If there is one thing that we can all agree on, a damn good cup of hot chocolate is what can turn a cold, grey, winters day into something more spectacular in just a few moments.
Now, we’re not suggesting that we have one of the finest hot chocolates in Wakefield or West Yorkshire but, we may be getting close… Yes, we’ve really gone about understanding the fine art of a good hot chocolate and what can make an average, out of a sachet experience all the more better.
So what makes the perfect hot chocolate and how can you recreate the experience at home? Here is our mini guide.

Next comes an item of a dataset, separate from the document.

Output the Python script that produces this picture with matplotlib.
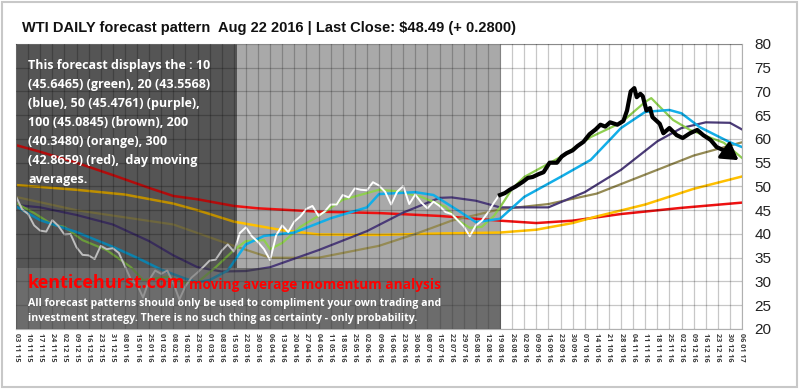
import numpy as np
import matplotlib
matplotlib.use("Agg")
import matplotlib.pyplot as plt
import matplotlib.patches as mpatches

# weekly date labels (every 5 trading days)
date_labels = ["03 11 15", "10 11 15", "17 11 15", "24 11 15", "02 12 15", "09 12 15",
               "16 12 15", "23 12 15", "31 12 15", "08 01 16", "15 01 16", "25 01 16",
               "01 02 16", "08 02 16", "16 02 16", "23 02 16", "01 03 16", "08 03 16",
               "15 03 16", "22 03 16", "30 03 16", "06 04 16", "13 04 16", "20 04 16",
               "27 04 16", "04 05 16", "11 05 16", "18 05 16", "25 05 16", "02 06 16",
               "09 06 16", "16 06 16", "23 06 16", "30 06 16", "08 07 16", "15 07 16",
               "22 07 16", "29 07 16", "05 08 16", "12 08 16", "19 08 16", "26 08 16",
               "02 09 16", "09 09 16", "16 09 16", "23 09 16", "30 09 16", "07 10 16",
               "14 10 16", "21 10 16", "28 10 16", "04 11 16", "11 11 16", "18 11 16",
               "25 11 16", "02 12 16", "09 12 16", "16 12 16", "23 12 16", "30 12 16",
               "06 01 17"]

# actual close, one value per half week
price = [47.9, 45.2, 44.2, 41.8, 40.7, 40.5, 42.9, 41.7, 39.9, 40.0,
         37.2, 35.6, 35.5, 34.7, 37.5, 36.8, 37.0, 36.0, 33.2, 30.4,
         29.4, 26.6, 30.3, 32.3, 31.6, 32.3, 29.7, 26.2, 29.0, 30.8,
         31.9, 33.1, 34.4, 34.6, 36.5, 37.8, 36.3, 40.2, 41.4, 39.5,
         38.3, 36.8, 34.5, 39.7, 41.8, 40.4, 42.6, 43.7, 45.3, 45.9,
         43.8, 44.7, 46.2, 46.2, 48.2, 47.7, 49.6, 49.3, 49.2, 50.9,
         50.2, 48.9, 46.2, 48.9, 50.1, 46.3, 48.3, 46.6, 45.4, 46.8,
         45.9, 44.6, 44.2, 42.9, 41.6, 39.5, 41.8, 42.8, 44.5, 46.6,
         48.4]

# forecast path (week position, value)
fc_t = [40, 40.4, 40.8, 41.3, 41.9, 42.3, 42.7, 43.2, 43.6, 44.1, 44.7, 45.1, 45.5,
        46.0, 46.4, 46.9, 47.4, 47.9, 48.3, 48.7, 49.1, 49.7, 50.2, 50.5, 50.8,
        51.1, 51.3, 51.6, 51.8, 52.1, 52.4, 52.6, 53.2, 53.5, 54.0, 54.6, 55.1,
        55.7, 56.3, 56.8, 57.4, 57.9, 58.4, 58.8]
fc_v = [48.2, 48.6, 49.3, 50.0, 51.0, 51.8, 52.0, 52.6, 53.0, 55.0, 55.0, 56.3, 57.0,
        57.6, 58.5, 59.4, 61.0, 62.0, 63.0, 62.6, 63.5, 63.0, 63.8, 66.0, 70.0,
        70.7, 68.8, 69.5, 69.0, 66.0, 66.5, 64.6, 63.2, 61.2, 62.3, 60.8, 60.2,
        61.2, 61.9, 60.8, 59.8, 58.3, 57.7, 57.2]
arrow_tip = (59.9, 55.2)

ma10_t = [0, 1.5, 3, 4, 5.5, 7.5, 9.5, 10.5, 12.5, 14, 15, 16.5, 18, 19, 20.5, 21, 22,
          23.5, 25, 27, 30, 31.5, 33.5, 35.5, 36.5, 37.5, 38.5, 39.5, 40, 41, 42, 45,
          47.5, 50, 52, 52.5, 53, 54.3, 55.7, 58.5, 60]
ma10_v = [46.5, 44.4, 42.0, 41.5, 38.7, 36.6, 33.0, 30.3, 31.0, 29.7, 29.8, 33.0, 36.6,
          38.5, 38.7, 36.8, 38.1, 41.5, 43.8, 47.2, 49.3, 49.0, 47.8, 45.7, 42.9, 41.3,
          41.5, 43.8, 45.6, 49.5, 52.0, 56.2, 60.4, 63.4, 67.8, 68.6, 67.3, 64.0, 61.9,
          59.2, 56.0]

ma20_t = [0, 2, 5, 8, 10, 12, 14, 15, 16, 17.5, 19, 20.5, 23, 26, 29, 30, 33, 34.5,
          36.5, 38, 40, 42, 45, 47.5, 50, 52, 54, 55, 56.5, 59, 60]
ma20_v = [45.8, 42.9, 40.4, 37.3, 35.0, 32.5, 30.6, 29.8, 30.3, 32.3, 37.8, 39.6, 40.3,
          43.3, 45.6, 48.4, 48.8, 48.2, 45.0, 42.5, 43.2, 47.8, 52.0, 55.6, 62.3, 65.7,
          66.1, 65.4, 62.5, 59.3, 58.3]

ma50_t = [0, 2, 5, 8, 11, 13, 15, 17, 19, 21, 25, 29, 32, 35, 36, 38, 40, 44, 47, 50,
          53, 55, 57, 59, 60]
ma50_v = [46.1, 45.6, 44.0, 42.0, 38.5, 35.5, 33.0, 32.1, 32.2, 33.0, 36.6, 40.6, 44.5,
          47.6, 47.7, 47.0, 45.6, 45.6, 48.8, 53.5, 59.5, 62.3, 63.5, 63.4, 62.0]

ma100_t = [0, 5, 9, 13, 15, 18, 21, 25, 30, 33, 36, 40, 44, 48, 52, 56, 60]
ma100_v = [47.8, 45.0, 43.5, 42.0, 40.2, 37.5, 35.0, 35.0, 37.5, 40.0, 42.8, 45.2, 46.3,
           48.5, 52.5, 56.5, 59.3]

ma200_t = [0, 5, 9, 13, 15, 18, 22, 25, 30, 35, 40, 43, 46, 48, 52, 56, 60]
ma200_v = [50.3, 49.3, 48.3, 46.4, 45.0, 42.6, 40.8, 39.9, 39.8, 40.1, 40.3, 40.9, 42.3,
           43.7, 46.2, 49.5, 52.1]

ma300_t = [0, 2, 5, 8, 11, 13, 15, 18, 20, 25, 30, 35, 40, 43, 46, 50, 55, 60]
ma300_v = [58.7, 57.3, 55.0, 52.4, 49.7, 48.0, 47.3, 45.9, 45.4, 44.7, 44.4, 43.8, 42.8,
           42.3, 42.8, 44.2, 45.5, 46.6]

fig = plt.figure(figsize=(8, 3.91), dpi=100)
fig.patch.set_facecolor("white")
fig.patches.append(mpatches.Rectangle((0.002, 0.01), 0.994, 0.985, transform=fig.transFigure,
                                      fill=False, edgecolor="#c8c8c8", linewidth=1.5))
ax = fig.add_axes([0.02, 0.1586, 0.9075, 0.729])
ax.set_xlim(0, 60)
ax.set_ylim(20, 80)

# shaded backgrounds (history)
ax.add_patch(mpatches.Rectangle((0, 20), 40.1, 60, facecolor="#a9a9a9", edgecolor="none", zorder=0))
ax.add_patch(mpatches.Rectangle((0, 32.8), 18.3, 47.2, facecolor="#727272", edgecolor="none", zorder=0.5))

ax.set_xticks(range(len(date_labels)))
ax.set_xticklabels(date_labels, rotation=270, fontsize=5.2, color="#3a3a3a",
                   fontweight="bold", family="Open Sans")
ax.set_yticks(range(20, 81, 5))
ax.yaxis.tick_right()
ax.tick_params(axis="y", labelsize=11, length=0, pad=9, labelcolor="#222222")
ax.tick_params(axis="x", length=0, pad=3)
for lab in ax.get_yticklabels():
    lab.set_family("Liberation Sans")
ax.grid(True, color="black", alpha=0.22, linewidth=0.9, zorder=1)
ax.set_axisbelow(False)
for s in ax.spines.values():
    s.set_color("#b0b0b0")

t_price = np.arange(len(price)) * 0.5
ax.plot(ma300_t, ma300_v, color="#ee1111", lw=1.8, zorder=2)
ax.plot(ma200_t, ma200_v, color="#ffc000", lw=1.8, zorder=2)
ax.plot(ma100_t, ma100_v, color="#948a54", lw=1.6, zorder=2)
ax.plot(ma50_t, ma50_v, color="#4b3b78", lw=1.6, zorder=2)
ax.plot(ma20_t, ma20_v, color="#12aee8", lw=1.8, zorder=2.2)
ax.plot(ma10_t, ma10_v, color="#8fcf50", lw=1.6, zorder=2.1)
ax.plot(t_price, price, color="white", lw=1.4, zorder=2.5)
ax.plot(fc_t, fc_v, color="black", lw=3.0, zorder=3, solid_joinstyle="round")
ax.annotate("", xy=arrow_tip, xytext=(fc_t[-1], fc_v[-1]), zorder=3,
            arrowprops=dict(arrowstyle="-|>,head_length=1.0,head_width=0.6",
                            color="black", lw=2.4))

# overlay boxes
ax.add_patch(mpatches.Rectangle((0, 32.8), 18.3, 47.2, facecolor="black", alpha=0.25,
                                edgecolor="none", zorder=4))
ax.add_patch(mpatches.Rectangle((0, 20), 40.1, 12.8, facecolor="#3a3a3a", alpha=0.55,
                                edgecolor="none", zorder=4))

fig.text(0.028, 0.928, "WTI DAILY forecast pattern  Aug 22 2016 | Last Close: $48.49 (+ 0.2800)",
         fontsize=10.5, fontweight="bold", family="Liberation Sans", color="#111111", va="center")

note = ("This forecast displays the : 10\n(45.6465) (green), 20 (43.5568)\n(blue), 50 (45.4761) (purple),\n"
        "100 (45.0845) (brown), 200\n(40.3480) (orange), 300\n(42.8659) (red),  day moving\naverages.")
fig.text(0.035, 0.85, note, fontsize=9.0, fontweight="bold", family="Open Sans", color="white",
         va="top", linespacing=1.6, zorder=5)

fig.text(0.035, 0.277, "kenticehurst.com", fontsize=13, fontweight="bold", family="Open Sans",
         color="#ff0000", va="center", zorder=5)
fig.text(0.236, 0.272, "moving average momentum analysis", fontsize=9.8, fontweight="bold",
         family="Open Sans", color="#ff0000", va="center", zorder=5)
fig.text(0.035, 0.225, "All forecast patterns should only be used to compliment your own trading and",
         fontsize=7.6, fontweight="bold", family="Open Sans", color="white", va="center", zorder=5)
fig.text(0.035, 0.186, "investment strategy. There is no such thing as certainty - only probability.",
         fontsize=7.6, fontweight="bold", family="Open Sans", color="white", va="center", zorder=5)

fig.savefig("out.png", dpi=100)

Choose the right chocolate
The chocolate part of a hot chocolate makes all the difference, and is well, also the most important element too. There are many cooks and presenters that have gone about trying to find the best ways to make a hot chocolate, and they all begin in the same place as our quest takes us; the decision between a simple milk chocolate, or dare we venture to wilder, more furrowed places and ask for dark and bitter.
Jamie Oliver (who’s he?) says you should go dark, so does some person called Nigel Slater. Both clearly not a fan of all the unnatural sweetness for such large quantities which will surely be drunk. And we would actually agree, if you want sweetness go for something dark and then sweeten yourself.
What kind of dark chocolate I hear you cry? 70% cocoa solids, minimum, you could add some milk chocolate but make sure the quantity doesn’t go over a 2:1 ratio, whatever you don.
Milk or Cream, the debate that never was
A signature of a good hot chocolate is of course the butteryness (that’s a word) of the flavours that come together, so the real question has to be, do we go for milk or cream? It is a debate that has never existed and probably for good reason, whilst we love the thought of being able to make the hot chocolate with cream, we think it’s best with full fat milk and then adding a splash at the end to make it all that more luxurious…
If you are going to adorn your hot chocolate (see a little further down) you may want to avoid doing that, but heed this advice well, you get more flavour profile from the chocolate rather than a cream solution.
What about spices?
Yes, that’s right spices. Well people like to come into the store and ask for all sorts but spices in hot chocolate are no new thing. Look at Mexico where spices are used to flavour all sorts of cocoa based dishes and not forgetting their dipping sauces for dishes like churros!
We say, ground nutmeg is nice, cinnamon is perfect but also, if you wanted to be adventurous, a tiny bit of hot paprika also works wonders. Don’t forget you could infuse the milk with vanilla before making the hot chocolate or even with mint to get, well, a mint hot chocolate.
Any secret tips for the perfect hot chocolate?
Yes, a pinch of salt. It does wonders, especially with darker chocolate varieties! If you wanted to make a slightly boozy hot chocolate, we would advise some amaretto too. It really is a secret weapon in getting something truly special made.
The method to make a hot chocolate is actually simple and shouldn’t be overthought. The recommended way of making a silkier smoother hot chocolate is to go about with some panache. When you’re doing this at home, be sure to whole hog with the chocolate too.
Felicity Cloake, the guardian food and drink writer and someone we call, a legend uses the following recipe and method;
450ml whole milk
70g 70% cocoa chocolate, finely chopped or grated
30g good-quality milk chocolate, finely chopped or grated
75ml single cream
Scant ¼ tsp ground cinnamon
Pinch of salt
Heat the milk and when it is warm add your spices, if you’re going to use them. Take the chocolate you are going to use, chop it up and add some of the milk (heated to boiling) to make a fine paste. Slowly, and with a whisk, pour in the remaining quantity of milk and beat together (add a splash of amaretto here). If you want to thicken it up, put back into the pan and gently stir on a medium heat for a few minutes.
Garnish your hot chocolate with double cream or marshmallows or even, both!